— START Data provided —

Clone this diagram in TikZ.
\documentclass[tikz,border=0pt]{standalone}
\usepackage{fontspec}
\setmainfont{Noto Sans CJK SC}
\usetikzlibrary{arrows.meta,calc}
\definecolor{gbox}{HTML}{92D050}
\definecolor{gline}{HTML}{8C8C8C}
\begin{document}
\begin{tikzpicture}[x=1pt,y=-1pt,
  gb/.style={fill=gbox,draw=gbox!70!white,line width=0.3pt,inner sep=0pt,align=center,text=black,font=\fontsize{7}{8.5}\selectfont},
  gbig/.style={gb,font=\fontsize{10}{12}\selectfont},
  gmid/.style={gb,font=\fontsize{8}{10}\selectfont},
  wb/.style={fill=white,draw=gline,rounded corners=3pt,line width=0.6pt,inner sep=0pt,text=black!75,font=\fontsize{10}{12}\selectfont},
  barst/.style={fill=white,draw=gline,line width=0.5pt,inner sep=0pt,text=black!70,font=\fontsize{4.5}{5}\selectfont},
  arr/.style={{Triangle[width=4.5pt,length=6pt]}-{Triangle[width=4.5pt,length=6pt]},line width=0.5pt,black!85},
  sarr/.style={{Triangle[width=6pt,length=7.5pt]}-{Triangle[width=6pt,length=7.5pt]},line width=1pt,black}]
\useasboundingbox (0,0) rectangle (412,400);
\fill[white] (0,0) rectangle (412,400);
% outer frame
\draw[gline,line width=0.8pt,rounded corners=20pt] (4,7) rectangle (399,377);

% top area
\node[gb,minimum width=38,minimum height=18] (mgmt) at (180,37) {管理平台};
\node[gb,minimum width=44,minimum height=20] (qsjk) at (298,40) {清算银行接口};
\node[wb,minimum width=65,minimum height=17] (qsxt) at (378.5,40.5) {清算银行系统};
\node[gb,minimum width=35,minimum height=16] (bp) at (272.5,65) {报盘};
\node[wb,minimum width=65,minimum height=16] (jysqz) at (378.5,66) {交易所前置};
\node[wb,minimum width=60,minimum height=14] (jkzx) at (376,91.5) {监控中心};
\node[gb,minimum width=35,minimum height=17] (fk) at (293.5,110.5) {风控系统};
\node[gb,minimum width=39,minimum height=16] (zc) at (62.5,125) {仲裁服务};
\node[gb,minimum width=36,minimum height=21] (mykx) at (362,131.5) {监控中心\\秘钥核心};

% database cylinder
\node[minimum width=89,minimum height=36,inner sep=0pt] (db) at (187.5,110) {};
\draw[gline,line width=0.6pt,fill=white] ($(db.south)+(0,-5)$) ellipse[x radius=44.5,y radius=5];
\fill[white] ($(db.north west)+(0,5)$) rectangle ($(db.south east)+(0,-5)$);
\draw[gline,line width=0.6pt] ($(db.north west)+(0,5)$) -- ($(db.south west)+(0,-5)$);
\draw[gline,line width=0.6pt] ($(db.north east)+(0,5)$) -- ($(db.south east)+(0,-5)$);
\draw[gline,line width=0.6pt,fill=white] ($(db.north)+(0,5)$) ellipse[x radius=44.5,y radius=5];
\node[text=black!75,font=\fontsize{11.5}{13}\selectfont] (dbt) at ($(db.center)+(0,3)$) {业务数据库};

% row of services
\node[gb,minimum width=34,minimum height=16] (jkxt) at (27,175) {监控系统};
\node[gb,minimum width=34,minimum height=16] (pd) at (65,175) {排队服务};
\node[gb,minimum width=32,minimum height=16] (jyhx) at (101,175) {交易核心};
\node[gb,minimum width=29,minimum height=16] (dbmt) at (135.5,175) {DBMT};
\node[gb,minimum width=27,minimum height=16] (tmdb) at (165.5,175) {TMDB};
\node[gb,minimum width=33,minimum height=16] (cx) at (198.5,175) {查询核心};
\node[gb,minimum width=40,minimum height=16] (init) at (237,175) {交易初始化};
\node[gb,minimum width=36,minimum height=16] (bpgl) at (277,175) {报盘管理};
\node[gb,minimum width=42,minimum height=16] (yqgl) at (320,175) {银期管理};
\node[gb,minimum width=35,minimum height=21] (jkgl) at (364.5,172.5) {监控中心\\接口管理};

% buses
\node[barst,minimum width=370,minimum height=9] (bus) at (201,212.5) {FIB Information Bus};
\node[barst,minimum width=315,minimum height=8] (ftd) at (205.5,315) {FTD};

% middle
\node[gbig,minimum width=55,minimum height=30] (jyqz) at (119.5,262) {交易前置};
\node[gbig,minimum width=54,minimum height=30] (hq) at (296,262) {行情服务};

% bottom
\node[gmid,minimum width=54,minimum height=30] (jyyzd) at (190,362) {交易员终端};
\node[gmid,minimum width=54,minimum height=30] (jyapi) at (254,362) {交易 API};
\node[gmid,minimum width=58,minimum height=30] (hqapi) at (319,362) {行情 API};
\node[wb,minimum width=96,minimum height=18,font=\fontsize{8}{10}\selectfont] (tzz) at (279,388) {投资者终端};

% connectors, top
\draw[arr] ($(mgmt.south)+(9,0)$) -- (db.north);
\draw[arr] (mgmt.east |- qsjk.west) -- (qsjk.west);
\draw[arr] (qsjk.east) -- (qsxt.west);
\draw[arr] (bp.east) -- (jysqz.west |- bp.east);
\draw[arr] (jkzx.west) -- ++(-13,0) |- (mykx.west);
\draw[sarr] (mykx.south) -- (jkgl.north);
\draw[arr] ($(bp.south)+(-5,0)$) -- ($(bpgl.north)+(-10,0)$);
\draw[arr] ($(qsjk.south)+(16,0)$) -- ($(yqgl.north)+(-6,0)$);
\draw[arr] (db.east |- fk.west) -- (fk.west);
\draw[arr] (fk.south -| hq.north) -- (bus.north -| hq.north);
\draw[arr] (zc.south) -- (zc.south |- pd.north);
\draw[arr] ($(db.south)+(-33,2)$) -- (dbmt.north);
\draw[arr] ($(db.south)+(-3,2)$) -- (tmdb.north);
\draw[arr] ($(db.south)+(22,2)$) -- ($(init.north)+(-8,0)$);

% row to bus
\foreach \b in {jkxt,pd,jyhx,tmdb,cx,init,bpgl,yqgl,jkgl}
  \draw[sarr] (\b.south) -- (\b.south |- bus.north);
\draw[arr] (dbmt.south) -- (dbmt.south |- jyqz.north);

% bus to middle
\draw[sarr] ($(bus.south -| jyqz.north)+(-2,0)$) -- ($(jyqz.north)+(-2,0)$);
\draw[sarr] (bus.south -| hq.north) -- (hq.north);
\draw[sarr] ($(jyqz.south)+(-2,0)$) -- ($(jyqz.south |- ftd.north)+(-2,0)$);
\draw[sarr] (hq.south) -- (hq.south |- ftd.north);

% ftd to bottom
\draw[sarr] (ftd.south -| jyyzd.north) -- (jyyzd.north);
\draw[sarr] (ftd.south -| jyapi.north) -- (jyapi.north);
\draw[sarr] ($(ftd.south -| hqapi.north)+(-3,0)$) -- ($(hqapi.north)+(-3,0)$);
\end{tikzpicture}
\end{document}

— END Data provided —

**Job**
Copy all of the data. Keep every word exactly as it is.

**Written response**
Clone this diagram in TikZ.
\documentclass[tikz,border=0pt]{standalone}
\usepackage{fontspec}
\setmainfont{Noto Sans CJK SC}
\usetikzlibrary{arrows.meta,calc}
\definecolor{gbox}{HTML}{92D050}
\definecolor{gline}{HTML}{8C8C8C}
\begin{document}
\begin{tikzpicture}[x=1pt,y=-1pt,
  gb/.style={fill=gbox,draw=gbox!70!white,line width=0.3pt,inner sep=0pt,align=center,text=black,font=\fontsize{7}{8.5}\selectfont},
  gbig/.style={gb,font=\fontsize{10}{12}\selectfont},
  gmid/.style={gb,font=\fontsize{8}{10}\selectfont},
  wb/.style={fill=white,draw=gline,rounded corners=3pt,line width=0.6pt,inner sep=0pt,text=black!75,font=\fontsize{10}{12}\selectfont},
  barst/.style={fill=white,draw=gline,line width=0.5pt,inner sep=0pt,text=black!70,font=\fontsize{4.5}{5}\selectfont},
  arr/.style={{Triangle[width=4.5pt,length=6pt]}-{Triangle[width=4.5pt,length=6pt]},line width=0.5pt,black!85},
  sarr/.style={{Triangle[width=6pt,length=7.5pt]}-{Triangle[width=6pt,length=7.5pt]},line width=1pt,black}]
\useasboundingbox (0,0) rectangle (412,400);
\fill[white] (0,0) rectangle (412,400);
% outer frame
\draw[gline,line width=0.8pt,rounded corners=20pt] (4,7) rectangle (399,377);

% top area
\node[gb,minimum width=38,minimum height=18] (mgmt) at (180,37) {管理平台};
\node[gb,minimum width=44,minimum height=20] (qsjk) at (298,40) {清算银行接口};
\node[wb,minimum width=65,minimum height=17] (qsxt) at (378.5,40.5) {清算银行系统};
\node[gb,minimum width=35,minimum height=16] (bp) at (272.5,65) {报盘};
\node[wb,minimum width=65,minimum height=16] (jysqz) at (378.5,66) {交易所前置};
\node[wb,minimum width=60,minimum height=14] (jkzx) at (376,91.5) {监控中心};
\node[gb,minimum width=35,minimum height=17] (fk) at (293.5,110.5) {风控系统};
\node[gb,minimum width=39,minimum height=16] (zc) at (62.5,125) {仲裁服务};
\node[gb,minimum width=36,minimum height=21] (mykx) at (362,131.5) {监控中心\\秘钥核心};

% database cylinder
\node[minimum width=89,minimum height=36,inner sep=0pt] (db) at (187.5,110) {};
\draw[gline,line width=0.6pt,fill=white] ($(db.south)+(0,-5)$) ellipse[x radius=44.5,y radius=5];
\fill[white] ($(db.north west)+(0,5)$) rectangle ($(db.south east)+(0,-5)$);
\draw[gline,line width=0.6pt] ($(db.north west)+(0,5)$) -- ($(db.south west)+(0,-5)$);
\draw[gline,line width=0.6pt] ($(db.north east)+(0,5)$) -- ($(db.south east)+(0,-5)$);
\draw[gline,line width=0.6pt,fill=white] ($(db.north)+(0,5)$) ellipse[x radius=44.5,y radius=5];
\node[text=black!75,font=\fontsize{11.5}{13}\selectfont] (dbt) at ($(db.center)+(0,3)$) {业务数据库};

% row of services
\node[gb,minimum width=34,minimum height=16] (jkxt) at (27,175) {监控系统};
\node[gb,minimum width=34,minimum height=16] (pd) at (65,175) {排队服务};
\node[gb,minimum width=32,minimum height=16] (jyhx) at (101,175) {交易核心};
\node[gb,minimum width=29,minimum height=16] (dbmt) at (135.5,175) {DBMT};
\node[gb,minimum width=27,minimum height=16] (tmdb) at (165.5,175) {TMDB};
\node[gb,minimum width=33,minimum height=16] (cx) at (198.5,175) {查询核心};
\node[gb,minimum width=40,minimum height=16] (init) at (237,175) {交易初始化};
\node[gb,minimum width=36,minimum height=16] (bpgl) at (277,175) {报盘管理};
\node[gb,minimum width=42,minimum height=16] (yqgl) at (320,175) {银期管理};
\node[gb,minimum width=35,minimum height=21] (jkgl) at (364.5,172.5) {监控中心\\接口管理};

% buses
\node[barst,minimum width=370,minimum height=9] (bus) at (201,212.5) {FIB Information Bus};
\node[barst,minimum width=315,minimum height=8] (ftd) at (205.5,315) {FTD};

% middle
\node[gbig,minimum width=55,minimum height=30] (jyqz) at (119.5,262) {交易前置};
\node[gbig,minimum width=54,minimum height=30] (hq) at (296,262) {行情服务};

% bottom
\node[gmid,minimum width=54,minimum height=30] (jyyzd) at (190,362) {交易员终端};
\node[gmid,minimum width=54,minimum height=30] (jyapi) at (254,362) {交易 API};
\node[gmid,minimum width=58,minimum height=30] (hqapi) at (319,362) {行情 API};
\node[wb,minimum width=96,minimum height=18,font=\fontsize{8}{10}\selectfont] (tzz) at (279,388) {投资者终端};

% connectors, top
\draw[arr] ($(mgmt.south)+(9,0)$) -- (db.north);
\draw[arr] (mgmt.east |- qsjk.west) -- (qsjk.west);
\draw[arr] (qsjk.east) -- (qsxt.west);
\draw[arr] (bp.east) -- (jysqz.west |- bp.east);
\draw[arr] (jkzx.west) -- ++(-13,0) |- (mykx.west);
\draw[sarr] (mykx.south) -- (jkgl.north);
\draw[arr] ($(bp.south)+(-5,0)$) -- ($(bpgl.north)+(-10,0)$);
\draw[arr] ($(qsjk.south)+(16,0)$) -- ($(yqgl.north)+(-6,0)$);
\draw[arr] (db.east |- fk.west) -- (fk.west);
\draw[arr] (fk.south -| hq.north) -- (bus.north -| hq.north);
\draw[arr] (zc.south) -- (zc.south |- pd.north);
\draw[arr] ($(db.south)+(-33,2)$) -- (dbmt.north);
\draw[arr] ($(db.south)+(-3,2)$) -- (tmdb.north);
\draw[arr] ($(db.south)+(22,2)$) -- ($(init.north)+(-8,0)$);

% row to bus
\foreach \b in {jkxt,pd,jyhx,tmdb,cx,init,bpgl,yqgl,jkgl}
  \draw[sarr] (\b.south) -- (\b.south |- bus.north);
\draw[arr] (dbmt.south) -- (dbmt.south |- jyqz.north);

% bus to middle
\draw[sarr] ($(bus.south -| jyqz.north)+(-2,0)$) -- ($(jyqz.north)+(-2,0)$);
\draw[sarr] (bus.south -| hq.north) -- (hq.north);
\draw[sarr] ($(jyqz.south)+(-2,0)$) -- ($(jyqz.south |- ftd.north)+(-2,0)$);
\draw[sarr] (hq.south) -- (hq.south |- ftd.north);

% ftd to bottom
\draw[sarr] (ftd.south -| jyyzd.north) -- (jyyzd.north);
\draw[sarr] (ftd.south -| jyapi.north) -- (jyapi.north);
\draw[sarr] ($(ftd.south -| hqapi.north)+(-3,0)$) -- ($(hqapi.north)+(-3,0)$);
\end{tikzpicture}
\end{document}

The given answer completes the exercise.